Correen Gatimu said it’s difficult to know everything that motivates a person to commit suicide, but she believes lingering memories of abuse played a big part.
“I think he was starting to look at people and say, ‘Oh, you hate me, too,’ ” she said.
Correen said Isaiah, who moved to Taconite in the fourth grade, was always teased for being different. His father was from Kenya and had returned home.
“It really started to escalate senior year,” Correen said. “It went from verbal abuse to physical abuse.”
The harassment came from a small group of boys, but it was intense. In his testimony, Isaiah said some of his classmates tried to get them to stop, but it continued until he transferred to another school.

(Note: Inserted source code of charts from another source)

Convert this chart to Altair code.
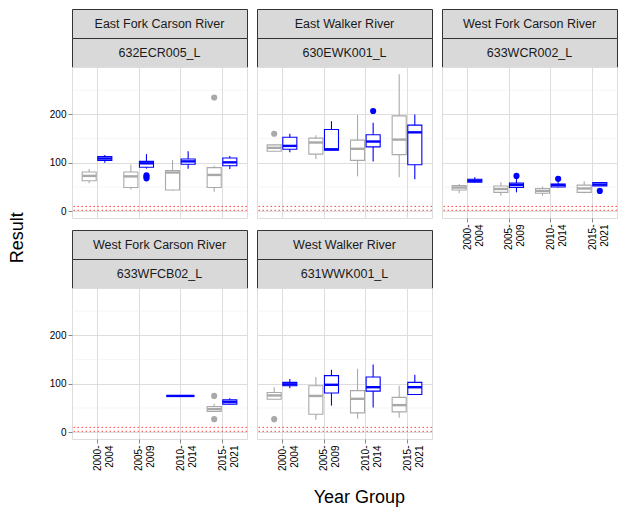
import json
import altair as alt
import pandas as pd

FONT = "Liberation Sans"

# ---------------- data ----------------
rivers = ["East Fork Carson River", "East Walker River", "West Fork Carson River",
          "West Fork Carson River", "West Walker River"]
stations = ["632ECR005_L", "630EWK001_L", "633WCR002_L", "633WFCB02_L", "631WWK001_L"]
year_groups = ["2000-2004", "2005-2009", "2010-2014", "2015-2021"]
series_names = ["Series A", "Series B"]
series_colors = ["#A9A9A9", "#0000FF"]
ref_lines = [10, 2]
y_ticks = [0, 100, 200]
y_minor = [50, 150, 250]

E, W_, C, F, V = stations
G0, G1, G2, G3 = year_groups
A, B = series_names

box_station = [E, E, E, E, E, E, E, E,
               W_, W_, W_, W_, W_, W_, W_, W_,
               C, C, C, C, C, C, C, C,
               F, F, F,
               V, V, V, V, V, V, V, V]
box_group = [G0, G0, G1, G1, G2, G2, G3, G3,
             G0, G0, G1, G1, G2, G2, G3, G3,
             G0, G0, G1, G1, G2, G2, G3, G3,
             G2, G3, G3,
             G0, G0, G1, G1, G2, G2, G3, G3]
box_series = [A, B, A, B, A, B, A, B,
              A, B, A, B, A, B, A, B,
              A, B, A, B, A, B, A, B,
              B, A, B,
              A, B, A, B, A, B, A, B]
box_lo = [58, 100, 45, 88, 42, 88, 40, 87,
          123, 122, 108, 126, 72, 103, 70, 66,
          37, 59, 32, 39, 32, 49, 37, 52,
          75, 42, 57,
          68, 91, 26, 55, 28, 51, 30, 78]
box_q1 = [63, 105, 49, 91, 44, 97, 49, 94,
          124, 128, 118, 126, 105, 133, 117, 96,
          44, 60, 39, 49, 37, 50, 39, 52,
          75, 43, 58,
          68, 96, 37, 81, 40, 85, 42, 78]
box_med = [73, 109, 72, 99, 80, 103, 75, 101,
           131, 135, 142, 128, 129, 144, 148, 163,
           49, 63, 46, 54, 42, 54, 47, 55,
           75, 48, 63,
           76, 99, 75, 98, 69, 93, 56, 93]
box_q3 = [81, 113, 81, 103, 84, 108, 90, 110,
          137, 153, 151, 169, 147, 158, 197, 178,
          53, 66, 52, 58, 47, 56, 54, 59,
          75, 53, 67,
          82, 103, 96, 117, 86, 114, 72, 103]
box_hi = [87, 116, 96, 118, 106, 124, 94, 114,
          139, 160, 157, 186, 199, 183, 283, 200,
          56, 70, 60, 67, 51, 60, 62, 60,
          75, 59, 70,
          93, 110, 114, 129, 131, 140, 96, 119]

out_station = [E, E, E, E, W_, W_, C, C, C, F, F, V]
out_group = [G1, G1, G1, G3, G0, G2, G1, G2, G3, G3, G3, G0]
out_series = [B, B, B, A, A, B, B, B, B, A, A, A]
out_value = [68, 71, 74, 235, 160, 207, 73, 67, 42, 75, 27, 27]

# ---------------- derived table ----------------
DODGE = 0.75
boxes = pd.DataFrame(dict(station=box_station, group=box_group, series=box_series,
                          lo=box_lo, q1=box_q1, med=box_med, q3=box_q3, hi=box_hi))
boxes["gi"] = boxes["group"].map({g: i for i, g in enumerate(year_groups)})
boxes["si"] = boxes["series"].map({s: i for i, s in enumerate(series_names)})
boxes = boxes.sort_values(["station", "gi", "si"]).reset_index(drop=True)
n = boxes.groupby(["station", "group"])["series"].transform("count")
slot = boxes.groupby(["station", "group"]).cumcount()
w = DODGE / n
boxes["center"] = boxes["gi"] - DODGE / 2 + w * (slot + 0.5)
boxes["left"] = boxes["center"] - w * 0.45
boxes["right"] = boxes["center"] + w * 0.45

outs = pd.DataFrame(dict(station=out_station, group=out_group, series=out_series, value=out_value))
outs = outs.merge(boxes[["station", "group", "series", "center"]], on=["station", "group", "series"])

ref_df = pd.DataFrame({"v": ref_lines})
minor_df = pd.DataFrame({"v": y_minor})

# ---------------- layout ----------------
PW = 175
PH = 151
SH = 29

label_lines = [[g[:5], g[5:]] for g in year_groups]
label_expr = json.dumps(label_lines) + "[datum.value]"

xs = alt.Scale(domain=[-0.6, 3.6], nice=False, zero=False)
ys = alt.Scale(domain=[-14, 298], nice=False, zero=False)
col_scale = alt.Scale(domain=series_names, range=series_colors)


def plot(idx, show_x, show_y):
    st = stations[idx]
    xaxis = alt.Axis(values=[0, 1, 2, 3], labelExpr=label_expr, labelAngle=270, title=None,
                     grid=True, domain=False, ticks=show_x, labels=show_x,
                     tickSize=4, labelPadding=2, labelAlign="right", labelBaseline="middle",
                     labelLineHeight=12)
    yaxis = alt.Axis(values=y_ticks, title=None, grid=True, domain=False,
                     ticks=show_y, labels=show_y, tickSize=4, labelPadding=2)
    X = lambda f: alt.X(f, type="quantitative", scale=xs, axis=xaxis)
    Y = lambda f: alt.Y(f, type="quantitative", scale=ys, axis=yaxis)
    stroke = alt.Color("series:N", scale=col_scale, legend=None)

    bx = alt.Chart(boxes).transform_filter(alt.datum.station == st)
    minor = alt.Chart(minor_df).mark_rule(color="#EBEBEB", strokeWidth=0.5).encode(y=Y("v"))
    refs = alt.Chart(ref_df).mark_rule(color="#FF0000", strokeWidth=1, strokeDash=[1.5, 2.5],
                                       opacity=0.75).encode(y=Y("v"))
    whisk = bx.mark_rule(strokeWidth=1.1).encode(x=X("center"), y=Y("lo"), y2="hi", color=stroke)
    rect = bx.mark_rect(fill="white", strokeWidth=1.1).encode(
        x=X("left"), x2="right", y=Y("q1"), y2="q3",
        stroke=alt.Stroke("series:N", scale=col_scale, legend=None))
    med = bx.mark_rule(strokeWidth=2.4).encode(x=X("left"), x2="right", y=Y("med"), color=stroke)
    pts = alt.Chart(outs).transform_filter(alt.datum.station == st).mark_circle(
        size=38, opacity=1).encode(x=X("center"), y=Y("value"), color=stroke)
    return alt.layer(minor, whisk, rect, med, refs, pts).properties(width=PW, height=PH)


def strip(text):
    return alt.Chart(pd.DataFrame({"t": [text]})).mark_text(
        fontSize=12.5, color="#1A1A1A", font=FONT).encode(
        x=alt.value(PW / 2), y=alt.value(SH / 2 + 0.5), text="t:N").properties(
        width=PW, height=SH,
        view=alt.ViewBackground(fill="#D9D9D9", stroke="#333333", strokeWidth=1))


def panel(idx, show_x, show_y):
    return alt.vconcat(strip(rivers[idx]), strip(stations[idx]), plot(idx, show_x, show_y),
                       spacing=0, bounds="flush")


col1 = alt.vconcat(panel(0, False, True), panel(3, True, True), spacing=10)
col2 = alt.vconcat(panel(1, False, False), panel(4, True, False), spacing=10)
col3 = panel(2, True, False)

inner = alt.hconcat(col1, col2, col3, spacing=8).properties(
    title=alt.TitleParams("Year Group", orient="bottom", anchor="middle", fontSize=18,
                          font=FONT, fontWeight="normal", color="#000000", offset=18, dx=26))

chart = alt.vconcat(inner).properties(
    title=alt.TitleParams("Result", orient="left", anchor="middle", fontSize=18,
                          font=FONT, fontWeight="normal", color="#000000", offset=22, dx=20),
    padding=0
).configure_view(stroke="#333333", strokeWidth=1, fill="white").configure_axis(
    labelFont=FONT, labelFontSize=13, labelColor="#4D4D4D", tickColor="#333333",
    gridColor="#EBEBEB", gridWidth=1
).configure(font=FONT)

chart.save("out.html", embed_options={"renderer": "svg", "actions": False})
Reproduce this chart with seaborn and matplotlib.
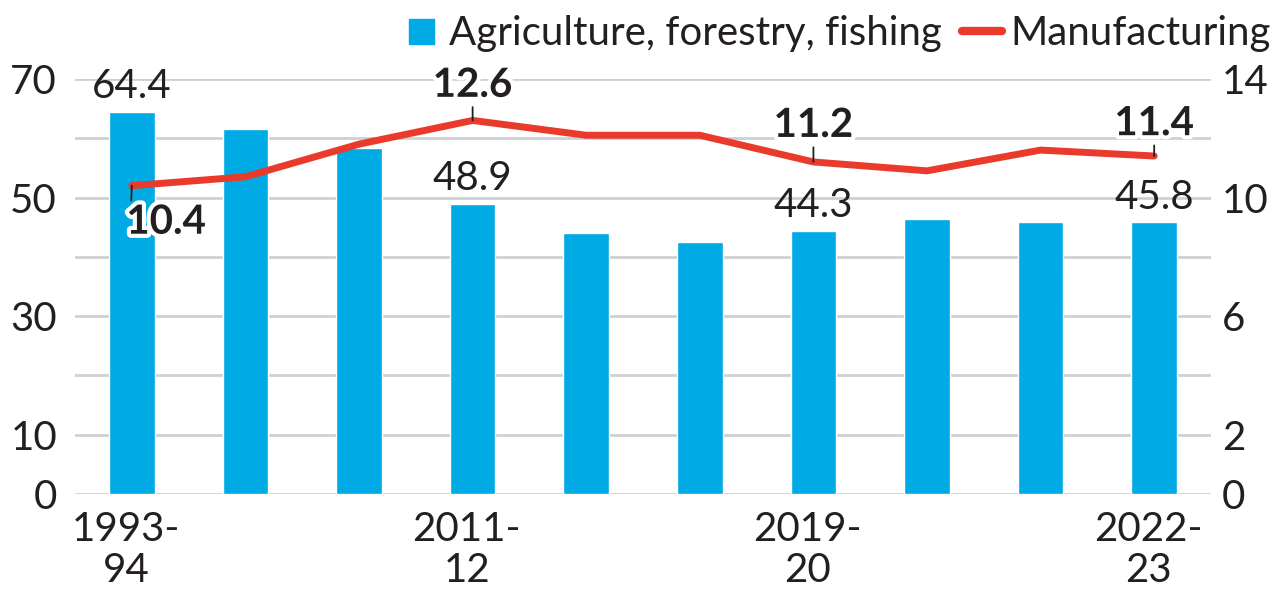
import matplotlib
matplotlib.use("Agg")

import matplotlib.pyplot as plt
import matplotlib.patheffects as pe
import matplotlib.transforms as mtransforms
from matplotlib.lines import Line2D
from matplotlib.ticker import MultipleLocator
import seaborn as sns

# share of workforce (%), by survey year
years = ["1993-94", "2004-05", "2009-10", "2011-12", "2017-18",
         "2018-19", "2019-20", "2020-21", "2021-22", "2022-23"]
tick_labels = ["1993-\n94", "", "", "2011-\n12", "", "", "2019-\n20", "", "", "2022-\n23"]
agri = [64.4, 61.5, 58.3, 48.9, 44.1, 42.5, 44.3, 46.4, 45.8, 45.8]
manuf = [10.4, 10.7, 11.8, 12.6, 12.1, 12.1, 11.2, 10.9, 11.6, 11.4]

agri_labelled = ["1993-94", "2011-12", "2019-20", "2022-23"]
manuf_labelled = ["1993-94", "2011-12", "2019-20", "2022-23"]

BLUE = "#00AAE4"
RED = "#EA3A2B"
INK = "#231F20"
GRID = "#CDD1D5"

sns.set_theme(style="white")
plt.rcParams["font.family"] = ["Lato", "DejaVu Sans"]
FS = 29

fig = plt.figure(figsize=(12.85, 5.96), dpi=100)
ax = fig.add_axes([0.0584, 0.171, 0.884, 0.6966])

sns.barplot(x=years, y=agri, color=BLUE, saturation=1, width=0.4, ax=ax, zorder=2)
ax.set_xlim(-0.5, len(years) - 0.5)
ax.set_ylim(0, 70)
ax.set_yticks([0, 10, 30, 50, 70])
ax.yaxis.set_minor_locator(MultipleLocator(10))
ax.grid(axis="y", which="both", color=GRID, linewidth=2, zorder=0)
ax.set_axisbelow(True)
ax.set_xticks(range(len(years)))
ax.set_xticklabels(tick_labels, linespacing=1.15)
ax.tick_params(axis="x", length=0, pad=12, labelsize=FS, colors=INK)
ax.tick_params(axis="y", which="both", length=0, pad=13, labelsize=FS, colors=INK)
ax.set_xlabel("")
ax.set_ylabel("")
for s in ax.spines.values():
    s.set_visible(False)

# nudge the year labels a touch left, like the original
shift = mtransforms.ScaledTranslation(-6 / 100, 0, fig.dpi_scale_trans)
for lbl in ax.get_xticklabels():
    lbl.set_transform(lbl.get_transform() + shift)

for i, (yr, v) in enumerate(zip(years, agri)):
    if yr in agri_labelled:
        ax.annotate(f"{v:.1f}", xy=(i, v), xytext=(0, 10), textcoords="offset points",
                    ha="center", va="baseline", fontsize=FS, color=INK)

ax2 = ax.twinx()
sns.lineplot(x=years, y=manuf, color=RED, linewidth=5, sort=False, ax=ax2)
ax2.set_ylim(0, 14)
ax2.set_yticks([0, 2, 6, 10, 14])
ax2.tick_params(axis="y", length=0, pad=8, labelsize=FS, colors=INK)
ax2.set_ylabel("")
ax2.grid(False)
for s in ax2.spines.values():
    s.set_visible(False)

halo = [pe.withStroke(linewidth=6, foreground="white")]
offsets = {"1993-94": -13, "2011-12": 17, "2019-20": 18, "2022-23": 15}
for i, (yr, v) in enumerate(zip(years, manuf)):
    if yr not in manuf_labelled:
        continue
    dy = offsets[yr]
    if dy < 0:
        t = ax2.annotate(f"{v:.1f}", xy=(i, v), xytext=(-4, dy), textcoords="offset points",
                         ha="left", va="top", fontsize=FS, fontweight="bold", color=INK,
                         arrowprops=dict(arrowstyle="-", color=INK, lw=1.3, shrinkA=0,
                                         shrinkB=0, relpos=(0.06, 1)))
    else:
        t = ax2.annotate(f"{v:.1f}", xy=(i, v), xytext=(0, dy), textcoords="offset points",
                         ha="center", va="baseline", fontsize=FS, fontweight="bold", color=INK,
                         arrowprops=dict(arrowstyle="-", color=INK, lw=1.3, shrinkA=0,
                                         shrinkB=0, relpos=(0.5, 0)))
    t.set_path_effects(halo)

handles = [
    Line2D([], [], marker="s", linestyle="none", markersize=18, color=BLUE),
    Line2D([], [], color=RED, linewidth=6),
]
fig.legend(handles, ["Agriculture, forestry, fishing", "Manufacturing"],
           loc="upper right", bbox_to_anchor=(1.017, 1.035), ncol=2, frameon=False,
           fontsize=FS, handlelength=1.0, handletextpad=0.2, columnspacing=0.5,
           labelcolor=INK)

fig.savefig("out.png", dpi=100)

Correen said Isaiah reported almost daily racial epithets from the first day of school. The boys physically kept him from using the drinking fountain, knocked the books out of his arms repeatedly, put him in headlocks and pushed him up against the wall. They reportedly said they would “hang you like your ancestors” and later threatened him when he told the school counselor.
The taunts are backed up by some of his friends in letters to the Gatimus’ Minneapolis attorney, Lori Peterson.
“They shoved his books to the ground, kicked them around and made him pick them up himself,” wrote one student. “It happened daily.”
Peterson, who has been representing the family for more than a year, was stunned by the death, and is considering a lawsuit.
Isaiah’s mother said she decided to speak out “to open some eyes. I can’t believe this is happening in 2014.”
Correen said she gave up dealing with the school after the principal told Isaiah he should “look the other way” when harassed, something the school denied in its response.
“My fault was leaving him there that long,” Correen said. “I had faith in the school. I had faith in the system.”